You are correct! I am an astronomer and want to straighten out a few things. When it comes to stars, MASS is what matters. Mass governs the size, lifetime, luminosity, and temperature of the star. To form a star gas clouds in the galaxy slowly collapse under their own gravity and form dense clumps, these clumps continue to collapse sometimes forming a single or multiple stars. In the centers of the largest star forming regions, these clumps are very dense and are close to each other which increases the probability that they will bump into each other and combine. This is one theory of how we can form the most massive stars, where several smaller, say 50-100 solar mass stars get squished together to form a so called 'hyper star' of several hundred solar masses. Once the star is formed it is on what we call the 'Main Sequence' where it will fuse hydrogen into helium in its core. At this time the star will have the hottest surface temperature of its life as well as the smallest physical size for its evolution. The reason a 'smaller' sized star can be so bright is the fact that luminosity (L) is related to the star's surface area (A) times the surface temperature (T) to the 4th power (L=A*T^4). Because this star is so hot, it can be 10 million times brighter than our sun but is maybe 10-100 times the physical size (radius). To continue evolving the star, as it ages the star will "puff up" and cool becoming a red hypergiant in this case. This is after it has used up all the hydrogen in its core. The star is headed for death but seems to keep roughly the same luminosity as it cools down and expands. If it cools from 80,000 Kelvin to 3,000 Kelvin then it must expand to 500,000 times its original surface area or 700 time larger in radius. This is why stars like VY CMaj and Alpha Ori (Betelgeuse) are so astronomically huge. They do not have to be extremely massive to become incredibly large in radius. VY CMaj is only 25 times the mass of our sun and is mind-bogglingly HUGE. Think of what a star 10 times more massive would look like when its on its death bed. If you live in the southern hemisphere when this new star dies, you will certainly see the supernova with your naked eye. So while in size this new star seems to be small in comparison to some nearby giants, when it is compared side by side its beyond anything we have seen before.

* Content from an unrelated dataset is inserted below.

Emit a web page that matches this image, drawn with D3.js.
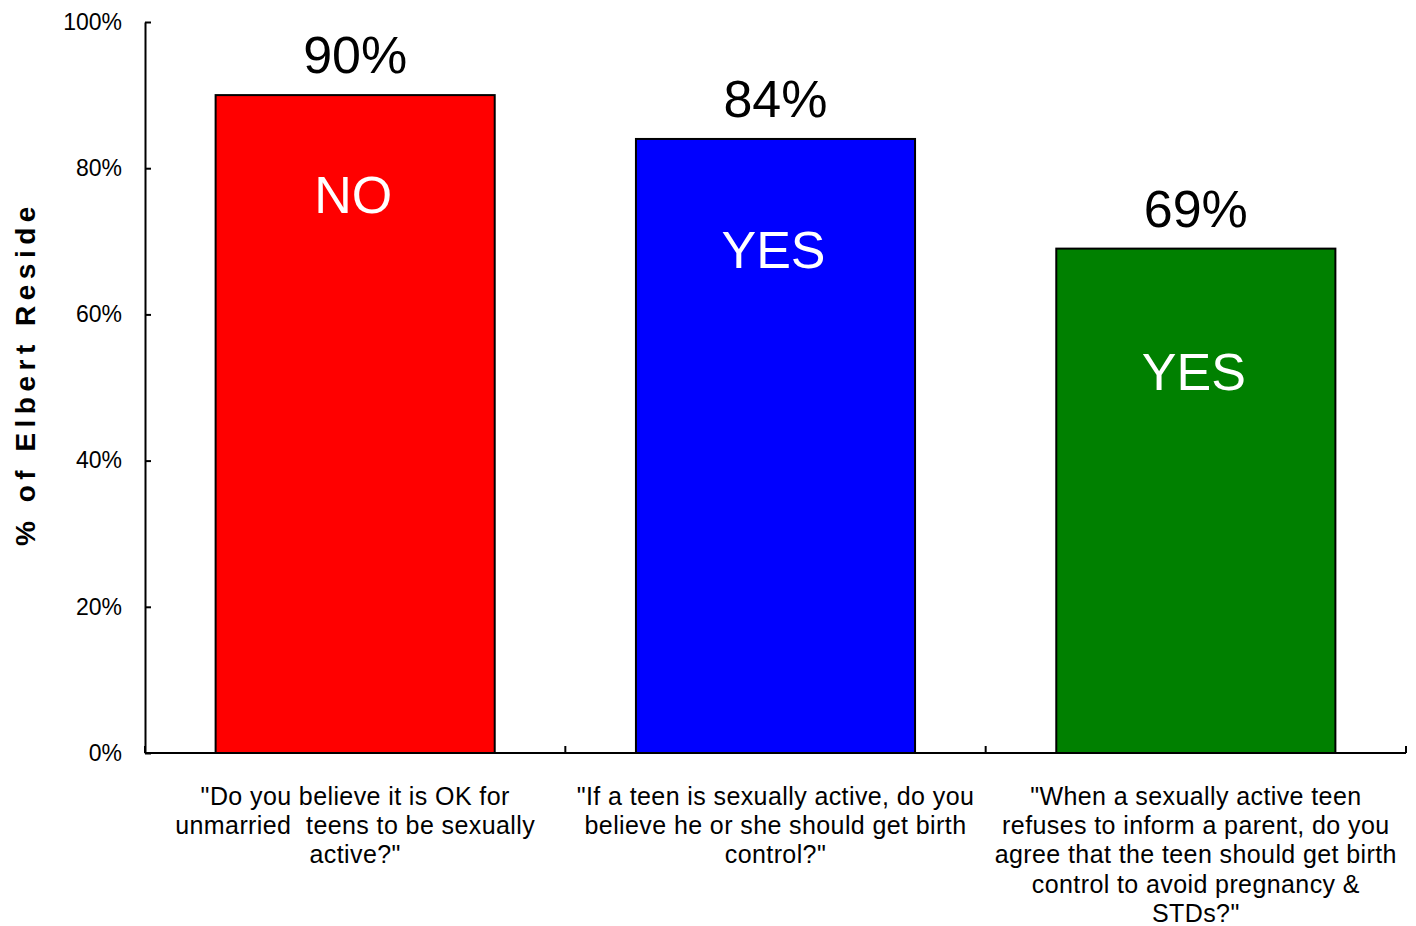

Just to let you all know, LISA and the Pulsar observations are not observing the same things. Sure they are fighting to detect the first gravitational waves but they are looking at different regimes. Its like comparing the GBT radio telescope to Hubble, they are fundamentally different even if they are looking for the same type of objects. http://www.physik.hu-berlin.de/qom/research/freqref/lisa explains what frequencies LISA will be sensitive to. The Pulsar array is most sensitive to 10^-4 where as LISA is higher frequencies. LIGO is even higher in frequency. You learn about different objects and new phenomena by studying ALL frequencies available to you. Many astronomy projects are expensive as hell but they develop new technologies that benefit our daily lives. Who knows what laser interferometry in space will generate for the public funding the project.

This is why people need to know fractions!!!! If only i could convince my college class that this was important. :(

While I am not 100% sure of the receiver technology, 3G only gives you triangulation information where as GPS is a completely different system. They may use the same antenna and thus the iPad wont have GPS but they are fundamentally different. GPS is from satellites and can be stand alone and 3G triangulation while not the same quality as actual GPS works pretty much as well as anyone would need it to to figure out where you are on google maps. Wifi info is always available so unless the ISP only relays the information about where its headquartered (my parent's does this) it should give you a good locator.

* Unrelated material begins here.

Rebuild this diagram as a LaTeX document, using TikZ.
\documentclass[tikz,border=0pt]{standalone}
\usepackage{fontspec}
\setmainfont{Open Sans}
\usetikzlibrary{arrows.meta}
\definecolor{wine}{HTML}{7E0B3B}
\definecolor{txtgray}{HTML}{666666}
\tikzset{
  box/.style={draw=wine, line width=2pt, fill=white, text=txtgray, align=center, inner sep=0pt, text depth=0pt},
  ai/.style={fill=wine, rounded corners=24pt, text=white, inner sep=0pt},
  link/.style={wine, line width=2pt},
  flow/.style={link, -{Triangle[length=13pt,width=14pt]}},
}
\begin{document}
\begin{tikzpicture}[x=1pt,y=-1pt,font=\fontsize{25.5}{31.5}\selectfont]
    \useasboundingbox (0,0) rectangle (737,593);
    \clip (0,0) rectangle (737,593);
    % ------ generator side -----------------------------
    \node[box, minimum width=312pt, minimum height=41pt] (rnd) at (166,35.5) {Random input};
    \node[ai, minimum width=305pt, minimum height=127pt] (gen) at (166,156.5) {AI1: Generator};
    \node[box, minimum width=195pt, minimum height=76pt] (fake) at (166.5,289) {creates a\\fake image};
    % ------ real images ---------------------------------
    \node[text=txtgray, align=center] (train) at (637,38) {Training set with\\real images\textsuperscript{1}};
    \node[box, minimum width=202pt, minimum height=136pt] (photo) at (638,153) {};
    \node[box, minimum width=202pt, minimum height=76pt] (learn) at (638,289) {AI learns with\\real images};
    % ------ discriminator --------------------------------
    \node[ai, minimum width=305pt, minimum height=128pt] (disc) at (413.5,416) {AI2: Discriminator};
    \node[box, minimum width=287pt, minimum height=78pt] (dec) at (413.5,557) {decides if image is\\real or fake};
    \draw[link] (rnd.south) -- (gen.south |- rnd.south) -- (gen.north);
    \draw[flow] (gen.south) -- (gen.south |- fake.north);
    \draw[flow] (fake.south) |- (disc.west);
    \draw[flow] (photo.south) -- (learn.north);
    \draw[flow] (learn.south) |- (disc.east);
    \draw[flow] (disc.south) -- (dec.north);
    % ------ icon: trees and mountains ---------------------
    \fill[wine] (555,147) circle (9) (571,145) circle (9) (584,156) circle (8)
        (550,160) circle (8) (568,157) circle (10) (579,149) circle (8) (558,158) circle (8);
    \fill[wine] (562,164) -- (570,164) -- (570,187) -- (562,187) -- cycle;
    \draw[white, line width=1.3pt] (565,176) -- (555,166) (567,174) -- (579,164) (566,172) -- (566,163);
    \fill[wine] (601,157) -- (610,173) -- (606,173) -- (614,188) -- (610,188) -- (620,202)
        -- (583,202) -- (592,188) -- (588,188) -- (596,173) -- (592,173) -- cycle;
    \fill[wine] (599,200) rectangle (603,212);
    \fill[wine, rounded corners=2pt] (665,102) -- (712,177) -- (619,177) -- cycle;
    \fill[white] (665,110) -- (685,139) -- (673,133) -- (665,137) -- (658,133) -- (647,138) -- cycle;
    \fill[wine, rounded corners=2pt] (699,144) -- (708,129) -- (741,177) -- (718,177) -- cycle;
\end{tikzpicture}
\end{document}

Its perfect to embed into a table at an internet cafe.

While I do agree with you, even small amounts of weight when carried for a long time will cause fatigue. Either way its probably not good for you to wander the hall typing for hours on end.

My question to this whole deal is why does the iPad not run true OSX? I would have bought one the first day if it was a real tablet that ran all of the software i need. I am a graduate student so being able to code and work over X11 is imperative. I also do a lot of data management hence the need for a finder and Desktop etc. I would have wet myself if we had received a tablet that was capable of everything the standard mac was able to do AND had an i-pad mode where it had supreme battery life and access to a few lightweight apps. Yes I am asking for the best of both worlds but Apple is more than capable of providing both and making it work. Take a leap on the development of something new not just give the iPhone some growth hormones. When the iPad becomes useful to more than the casual user I still want to be on board but until then **fist shaking**.

I am a graduate student in astronomy and I am very active in astronomy education and outreach. There are a lot of things you can do with students with a very small set of tools. In addition to your telescope I would either bring or encourage students to bring: 1. Binoculars 2. Flashlight (red led OR take a regular flashlight and cover in several layers of red cellophane) 3. an open mind If you then bring the Astronomical Almanac and a planisphere (star chart) you can find many of the great objects in the sky. Looking at bright stars that have different colors is a great way to start talking about what's in the sky. Betelgeuse and Rigel are great for this and they are up at the right time of night in the spring. Another great binary star is Alberio in Cygnus. It is a double star that is a K spectral type and a B spectral type (orange and blue in color). You can see them through binoculars so it should not be hard to point the telescope at it. Almost all of the Messier catalog objects should be visible with a 4-inch telescope even if they are not magnificent. This may be a way of talking to students about how a telescope works and why astronomers want better cameras and bigger mirrors. If you have students learning some of the objects in the night sky and able to point to them with and without a telescope I think you will be doing well. http://www.heavens-above.com/ is a great website that will tell you about all fly overs of the space station, Hubble, and any iridium flashes. Some of these flashes are quite spectacular. While you cannot see these in the telescope they are fun. As for planets, no matter what telescope you use none of them are truly spectacular. As the aperture grows the amount of detail you "can" see will go up because you are collecting more light but the atmosphere will blur the images more as well. So it is a toss up at some level. I love looking at solar system objects just to see what I can see. The moon is fascinating and you can make good use of the night/day boundary to teach about mountains, shadows, and how Galileo proved the moon is a flawed object. But really my advice is to try it and look up with your students. Best of luck!

It will be more accurate than the Hubble mirror and is tested holographically routinely to measure every detail of the surface of the mirror. When it leaves the Lab it will be one of the best surfaces in the world.